YOUTH 4 GERMAN CINEMA
This year, Berlin & Beyond inaugurated a new educationally focused program, Youth 4 German Cinema, a unique student-juried competition offering local high school students the opportunity to participate directly in an internationally recognized film festival. The locally-selected jury chose Katja von Garnier’s equestrian adventure Windstorm as this year’s winning film, awarding runner-up accolades to Your Beauty Is Worth Nothing, Huseyin Tabak’s immigration tale told through the eyes of a young Turkish boy which has received considerable attention on the international festival circuit.
Showcase documentary Miles & War, which recently won the Lüdia Audience Award, the top prize at Kinofest Lünen in Germany, is a fly-on-the-wall portrait of the work of some of the world’s top conflict mediators—negotiators who work with a variety of factions from nomadic tribesmen to government functionaries to foster peace, often in the most dangerous environments.

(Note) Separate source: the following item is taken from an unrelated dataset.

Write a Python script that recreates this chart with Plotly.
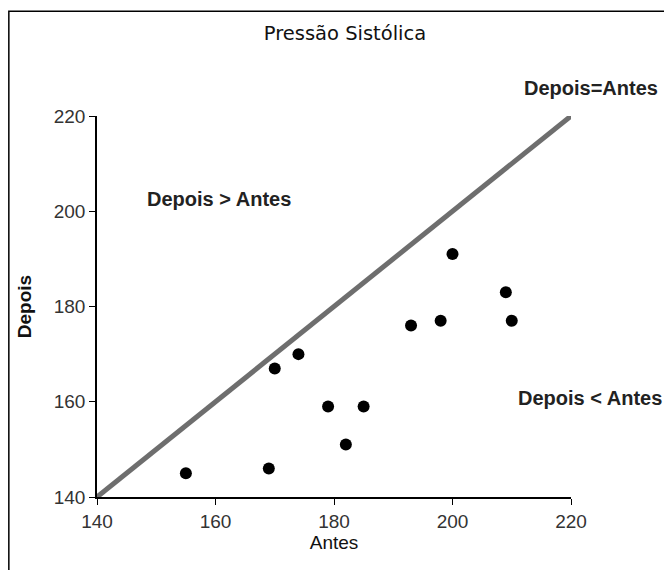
import plotly.graph_objects as go

antes = [155, 169, 170, 174, 179, 182, 185, 193, 198, 200, 209, 210]
depois = [145, 146, 167, 170, 159, 151, 159, 176, 177, 191, 183, 177]
ref_line = [140, 220]
x_ticks = [140, 160, 180, 200, 220]
y_ticks = [140, 160, 180, 200, 220]

fig = go.Figure()
fig.add_trace(go.Scatter(x=ref_line, y=ref_line, mode="lines",
                         line=dict(color="#6e6e6e", width=5), hoverinfo="skip",
                         showlegend=False, cliponaxis=False))
fig.add_trace(go.Scatter(x=antes, y=depois, mode="markers",
                         marker=dict(color="black", size=12), showlegend=False,
                         cliponaxis=False))

axis_font = dict(family="Arial, Liberation Sans", size=19, color="#333333")
fig.update_xaxes(range=[140, 220], tickvals=x_ticks, ticks="outside", ticklen=6,
                 tickcolor="black", showline=True, linecolor="black", linewidth=1.5,
                 showgrid=False, zeroline=False, tickfont=axis_font,
                 title=dict(text="Antes", font=dict(family="Arial, Liberation Sans", size=19, color="#111"),
                            standoff=4))
fig.update_yaxes(range=[140, 220], tickvals=y_ticks, ticks="outside", ticklen=6,
                 tickcolor="black", showline=True, linecolor="black", linewidth=1.5,
                 showgrid=False, zeroline=False, tickfont=axis_font,
                 title=dict(text="<b>Depois</b>", font=dict(family="Arial, Liberation Sans", size=19, color="#111"),
                            standoff=17))

ann_font = dict(family="Arial, Liberation Sans", size=20, color="#222222")
fig.add_annotation(x=1.042, y=1.0735, xref="paper", yref="paper", text="<b>Depois=Antes</b>",
                   showarrow=False, font=ann_font, xanchor="center", yanchor="middle")
fig.add_annotation(x=0.258, y=0.782, xref="paper", yref="paper", text="<b>Depois > Antes</b>",
                   showarrow=False, font=ann_font, xanchor="center", yanchor="middle")
fig.add_annotation(x=1.040, y=0.26, xref="paper", yref="paper", text="<b>Depois < Antes</b>",
                   showarrow=False, font=ann_font, xanchor="center", yanchor="middle")

fig.add_shape(type="rect", xref="paper", yref="paper", x0=-0.186, y0=-0.3, x1=1.3, y1=1.275,
              line=dict(color="black", width=1.5), fillcolor="rgba(0,0,0,0)", layer="above")

fig.update_layout(
    width=664, height=562,
    margin=dict(l=89, r=101, t=108, b=73),
    paper_bgcolor="white", plot_bgcolor="white",
    title=dict(text="Pressão Sistólica", x=0.5075, xanchor="center", y=0.955, yanchor="middle",
               font=dict(family="DejaVu Sans, Verdana", size=19.5, color="#111")),
)

fig.write_html("out.html")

Markus Imhoof’s documentary More Than Honey, one of the year’s most discussed documentary films, boldly probes the world’s disappearing bee population, and is Switzerland’s official entry to the 2014 Academy Awards for Best Foreign Language Film consideration. Alongside is Christoph Schaub’s kinetic narrative, Lullaby Ride, a tale of two parents searching in the night for their stolen child.
Out-of-competition in the Youth 4 German Cinema program is the North American Premiere of The Black Brothers, the latest picture from Oscar-nominated director Xavier Koller (Journey of Hope) based on the famed children’s novel by Lisa Tetzner about the adventures of a poor chimney sweep.
AUSTRIAN CINEMA SPECIAL
In addition to Your Beauty is Worth Nothing in the Youth 4 German Cinema section, the festival presents a stunning performance with its Austrian Cinema Special this year in Philipp Hochmair’s sensitive turn in La Pivellina duo Tizza Covi and Rainer Frimmel’s The Shine of Day, for which he received the Best Actor award at the internationally recognized Locarno Film Festival in Switzerland.

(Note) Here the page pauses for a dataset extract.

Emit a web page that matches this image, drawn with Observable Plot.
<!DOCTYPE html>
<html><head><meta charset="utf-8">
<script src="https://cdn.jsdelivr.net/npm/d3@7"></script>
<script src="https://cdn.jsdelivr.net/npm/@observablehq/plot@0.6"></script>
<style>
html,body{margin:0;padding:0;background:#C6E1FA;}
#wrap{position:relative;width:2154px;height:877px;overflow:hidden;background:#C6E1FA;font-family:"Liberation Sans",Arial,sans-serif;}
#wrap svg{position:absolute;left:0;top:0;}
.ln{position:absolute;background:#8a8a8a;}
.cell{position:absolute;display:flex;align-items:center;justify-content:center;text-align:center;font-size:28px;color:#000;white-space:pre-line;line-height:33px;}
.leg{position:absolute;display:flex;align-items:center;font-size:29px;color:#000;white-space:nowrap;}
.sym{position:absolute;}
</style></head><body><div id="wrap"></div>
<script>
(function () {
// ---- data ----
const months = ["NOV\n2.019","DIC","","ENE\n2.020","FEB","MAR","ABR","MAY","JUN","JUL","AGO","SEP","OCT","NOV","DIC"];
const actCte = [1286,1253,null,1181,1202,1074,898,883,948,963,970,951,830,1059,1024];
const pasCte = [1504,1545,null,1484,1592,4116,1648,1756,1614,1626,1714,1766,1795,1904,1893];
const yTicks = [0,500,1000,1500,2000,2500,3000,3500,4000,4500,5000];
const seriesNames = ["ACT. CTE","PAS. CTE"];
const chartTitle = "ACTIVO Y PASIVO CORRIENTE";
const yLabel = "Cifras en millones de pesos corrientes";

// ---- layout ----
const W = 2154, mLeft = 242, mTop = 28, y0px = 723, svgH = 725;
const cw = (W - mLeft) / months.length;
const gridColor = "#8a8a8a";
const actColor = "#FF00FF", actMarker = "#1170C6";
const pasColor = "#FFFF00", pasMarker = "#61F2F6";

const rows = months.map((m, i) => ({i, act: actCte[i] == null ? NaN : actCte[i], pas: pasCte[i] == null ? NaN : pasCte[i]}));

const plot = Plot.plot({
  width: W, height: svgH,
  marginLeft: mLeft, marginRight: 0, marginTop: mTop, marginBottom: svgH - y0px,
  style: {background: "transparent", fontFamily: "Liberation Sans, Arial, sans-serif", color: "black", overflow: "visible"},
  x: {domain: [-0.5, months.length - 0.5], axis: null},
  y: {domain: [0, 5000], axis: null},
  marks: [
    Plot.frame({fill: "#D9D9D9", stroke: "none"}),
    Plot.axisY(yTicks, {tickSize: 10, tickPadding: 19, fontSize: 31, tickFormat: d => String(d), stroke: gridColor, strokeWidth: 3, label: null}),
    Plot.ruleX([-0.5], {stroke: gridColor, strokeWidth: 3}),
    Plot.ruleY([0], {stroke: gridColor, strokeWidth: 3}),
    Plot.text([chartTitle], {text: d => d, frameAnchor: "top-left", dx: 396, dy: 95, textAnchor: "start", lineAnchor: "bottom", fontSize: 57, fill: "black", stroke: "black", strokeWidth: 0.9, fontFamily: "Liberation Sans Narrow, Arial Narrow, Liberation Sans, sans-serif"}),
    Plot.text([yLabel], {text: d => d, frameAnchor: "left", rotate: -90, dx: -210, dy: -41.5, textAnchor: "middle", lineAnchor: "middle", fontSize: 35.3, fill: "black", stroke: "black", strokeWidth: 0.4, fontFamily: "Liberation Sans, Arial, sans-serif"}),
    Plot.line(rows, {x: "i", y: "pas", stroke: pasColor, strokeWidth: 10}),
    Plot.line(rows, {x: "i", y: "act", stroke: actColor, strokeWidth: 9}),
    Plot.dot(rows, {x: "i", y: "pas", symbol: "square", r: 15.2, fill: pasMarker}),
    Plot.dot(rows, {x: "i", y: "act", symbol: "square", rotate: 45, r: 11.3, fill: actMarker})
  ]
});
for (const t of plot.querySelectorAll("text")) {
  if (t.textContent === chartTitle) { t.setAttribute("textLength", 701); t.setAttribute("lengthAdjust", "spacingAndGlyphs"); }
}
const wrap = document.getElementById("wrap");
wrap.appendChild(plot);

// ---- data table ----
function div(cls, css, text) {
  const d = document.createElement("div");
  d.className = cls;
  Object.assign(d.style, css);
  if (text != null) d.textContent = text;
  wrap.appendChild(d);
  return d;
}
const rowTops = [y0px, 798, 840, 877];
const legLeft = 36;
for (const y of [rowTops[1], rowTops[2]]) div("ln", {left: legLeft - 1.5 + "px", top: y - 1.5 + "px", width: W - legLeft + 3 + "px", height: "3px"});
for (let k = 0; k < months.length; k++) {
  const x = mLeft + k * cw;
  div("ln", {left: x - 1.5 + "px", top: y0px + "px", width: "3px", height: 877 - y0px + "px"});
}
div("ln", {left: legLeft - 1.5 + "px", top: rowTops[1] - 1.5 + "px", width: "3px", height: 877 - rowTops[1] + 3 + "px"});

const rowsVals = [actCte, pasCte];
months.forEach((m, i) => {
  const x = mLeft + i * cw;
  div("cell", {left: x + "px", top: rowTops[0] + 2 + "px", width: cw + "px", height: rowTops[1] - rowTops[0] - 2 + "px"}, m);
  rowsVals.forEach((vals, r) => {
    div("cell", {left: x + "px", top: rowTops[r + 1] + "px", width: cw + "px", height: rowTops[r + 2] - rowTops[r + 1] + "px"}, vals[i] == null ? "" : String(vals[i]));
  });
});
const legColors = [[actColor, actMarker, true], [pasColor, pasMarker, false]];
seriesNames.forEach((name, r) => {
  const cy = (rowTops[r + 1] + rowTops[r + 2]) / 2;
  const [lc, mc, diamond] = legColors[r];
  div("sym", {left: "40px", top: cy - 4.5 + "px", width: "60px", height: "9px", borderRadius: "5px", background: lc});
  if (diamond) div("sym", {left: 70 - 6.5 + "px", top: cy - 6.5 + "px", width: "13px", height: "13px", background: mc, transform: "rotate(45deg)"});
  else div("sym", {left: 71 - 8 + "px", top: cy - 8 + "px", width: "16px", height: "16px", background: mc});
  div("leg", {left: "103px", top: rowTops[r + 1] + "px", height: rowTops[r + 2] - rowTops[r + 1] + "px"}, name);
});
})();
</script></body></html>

The well-loved Shorts Program, entitled Sensational Seven for 2014, features stories that use Germany as a base to explore the ecstacies and limitations of continental living. Highlights include Erik Schmitt and Stephan Müller’s Rhino Full Throttle, which was honored with the Future Filmmaker Award at the Palm Springs International ShortFest, and Martin Christopher Bode’s A Good Story, lensed by Christopher Doyle.
Complimenting the North American Premiere of Breaking Horizons (German Features section) is the directorial debut of the film’s star, Aylin Tezel, Inhale, an introspective short film combining fantasy and reality.
Each year, Berlin & Beyond serves as not only a showcase for the best German, Austrian and Swiss cinema, but as a focal point for discussion on the continuing influence of the European tradition on cinema as a whole, and a forum for European talent to connect with American audiences in person. A roster of some of the brightest lights names in contemporary German language cinema is confirmed to appear in conversation at the festival: from Germany, director, and partner of the late Peter Sehr. Marie Noëlle (Ludwig II); actor/director Alyin Tezel (Breaking Horizons, Almanya – Welcome to Germany, BBFF2012); producer Ali Saghri (Breaking Horizons); director Nana Neul (Silent Summer); actor Hans-Jochen Wagner (Silent Summer); director Georg Maas (Two Lives); director Christian Schwochow (West, Cracks in the Shell, BFF2012); documentarian Walter Steffen (Munich in India); production designer Udo Kramer (Measuring the World - 3D); Youth 4 German Cinema award winner Katja von Garnier (Windstorm); and Oscar-nominated director Marc Rothemund (The Girl with Nine Wigs, Sophie Scholl – The Final Days).
Representing the Swiss Window program, Los Angeles-based, Oscar-winning director Xavier Koller (The Black Brothers, Journey of Hope) and Berlin and Geneva-based documentarian Anne Thoma (Miles & War) are scheduled to appear. Further guest appearances will be announced as they are confirmed.